DIRECTIVE
Skip all pictures. Write out the data below from its first line through the line that contains "(227,271) -- (227,0);".

DATASET CONTENT
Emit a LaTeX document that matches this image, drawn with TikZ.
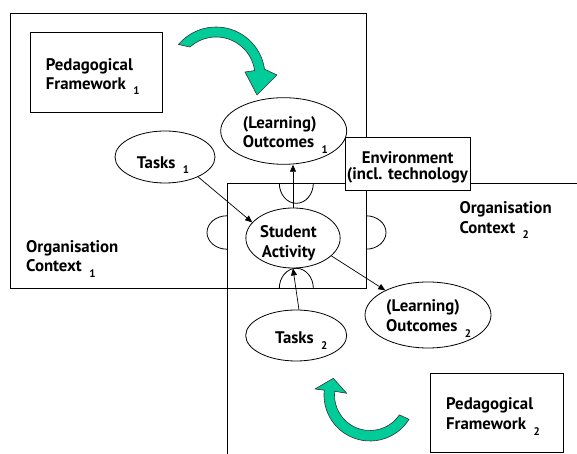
\documentclass[tikz,border=0pt]{standalone}
\usepackage{fontspec}
\setmainfont{PT Sans}
\usetikzlibrary{shapes.geometric,arrows.meta}
\definecolor{turngreen}{HTML}{00CC99}
\newcommand\subidx[1]{\hspace{7.5pt}\raisebox{-5.5pt}[0pt][0pt]{\fontsize{11}{11}\selectfont #1}}
\begin{document}
\begin{tikzpicture}[x=1pt,y=1pt,
  line/.style={line width=0.8pt},
  oval/.style={ellipse, draw, line width=0.8pt, fill=white, inner sep=0pt},
  panel/.style={rectangle, draw, line width=0.8pt, fill=white, inner sep=0pt},
  txt/.style={anchor=base west, inner sep=0pt, font=\fontsize{16.8}{19}\selectfont\bfseries},
  link/.style={-{Triangle[length=7pt,width=6pt]}, line width=0.7pt},
  turn/.style={fill=turngreen, draw=black!80, line width=0.6pt, line join=round}]
\useasboundingbox (0,0) rectangle (577,454);

% organisation context 1 (closed frame) and context 2 (open frame)
\draw[line] (10,166) rectangle (366,441);
\draw[line] (577,271) -- (227,271) -- (227,0);

% puzzle knobs on the shared region
\draw[line] (279.3,270.7) arc[start angle=180,end angle=360,x radius=17,y radius=20];
\draw[line] (279.3,165.7) arc[start angle=180,end angle=0,x radius=17,y radius=20];
\draw[line] (227,238.2) arc[start angle=90,end angle=270,x radius=20,y radius=16.7];
\draw[line] (366,238.2) arc[start angle=90,end angle=-90,x radius=20,y radius=16.7];

% curved green arrows
\filldraw[turn] ([shift={(140:49)}]216,378) arc[start angle=140,end angle=8,radius=49]
  -- (277,379) -- (257,359) -- (245,382)
  -- ([shift={(8:39)}]216,378) arc[start angle=8,end angle=132,radius=39] -- cycle;
\filldraw[turn] ([shift={(-32:46)}]370,59) arc[start angle=-32,end angle=-186,radius=46]
  -- (315,65) -- (333.3,75.7) -- (346.7,60.7)
  -- ([shift={(-186:35.5)}]370,59) arc[start angle=-186,end angle=-34,radius=35.5] -- cycle;

% boxes and ovals
\node[panel, minimum width=132, minimum height=80] (pf1) at (96,382) {};
\node[panel, minimum width=132.3, minimum height=79] (pf2) at (496.85,40.8) {};
\node[oval, minimum width=126, minimum height=66.6] (out1) at (283.7,323) {};
\node[oval, minimum width=100, minimum height=52] (t1) at (165,297) {};
\node[oval, minimum width=94.3, minimum height=60] (sa) at (293,216) {};
\node[oval, minimum width=126, minimum height=66] (out2) at (428,139) {};
\node[oval, minimum width=101, minimum height=51] (t2) at (296.2,118.5) {};
\node[panel, minimum width=125.7, minimum height=52.3] (env) at (407.85,290.15) {};

% connectors
\draw[link] (t1.-31) -- (sa.159);
\draw[link] (sa.north) -- (sa.north |- out1.south);
\draw[link] (sa.-25) -- (out2.150);
\draw[link] (t2.84) -- (sa.-90);

% labels
\node[txt] (pf1a) at (45.7,383.3) {Pedagogical};
\node[txt] (pf1b) at (45.7,364.7) {Framework\subidx{1}};
\node[txt] (pf2a) at (446,44) {Pedagogical};
\node[txt] (pf2b) at (446,24) {Framework\subidx{2}};
\node[txt] (oc1a) at (26,201.3) {Organisation};
\node[txt] (oc1b) at (26,182.3) {Context\subidx{1}};
\node[txt] (oc2a) at (459.3,240) {Organisation};
\node[txt] (oc2b) at (459.3,220.7) {Context\subidx{2}};
\node[txt] (enva) at (361.7,290) {Environment};
\node[txt] (envb) at (346.7,274) {(incl. technology};
\node[txt] (t1a) at (136.7,285.7) {Tasks\subidx{1}};
\node[txt] (out1a) at (242.7,325.7) {(Learning)};
\node[txt] (out1b) at (242.7,306.3) {Outcomes\subidx{1}};
\node[txt] (saa) at (260,216.7) {Student};
\node[txt] (sab) at (261.7,196.7) {Activity};
\node[txt] (out2a) at (386,142.3) {(Learning)};
\node[txt] (out2b) at (386,122.3) {Outcomes\subidx{2}};
\node[txt] (t2a) at (275,110) {Tasks\subidx{2}};
\end{tikzpicture}
\end{document}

EXPECTED ANSWER
Emit a LaTeX document that matches this image, drawn with TikZ.
\documentclass[tikz,border=0pt]{standalone}
\usepackage{fontspec}
\setmainfont{PT Sans}
\usetikzlibrary{shapes.geometric,arrows.meta}
\definecolor{turngreen}{HTML}{00CC99}
\newcommand\subidx[1]{\hspace{7.5pt}\raisebox{-5.5pt}[0pt][0pt]{\fontsize{11}{11}\selectfont #1}}
\begin{document}
\begin{tikzpicture}[x=1pt,y=1pt,
  line/.style={line width=0.8pt},
  oval/.style={ellipse, draw, line width=0.8pt, fill=white, inner sep=0pt},
  panel/.style={rectangle, draw, line width=0.8pt, fill=white, inner sep=0pt},
  txt/.style={anchor=base west, inner sep=0pt, font=\fontsize{16.8}{19}\selectfont\bfseries},
  link/.style={-{Triangle[length=7pt,width=6pt]}, line width=0.7pt},
  turn/.style={fill=turngreen, draw=black!80, line width=0.6pt, line join=round}]
\useasboundingbox (0,0) rectangle (577,454);

% organisation context 1 (closed frame) and context 2 (open frame)
\draw[line] (10,166) rectangle (366,441);
\draw[line] (577,271) -- (227,271) -- (227,0);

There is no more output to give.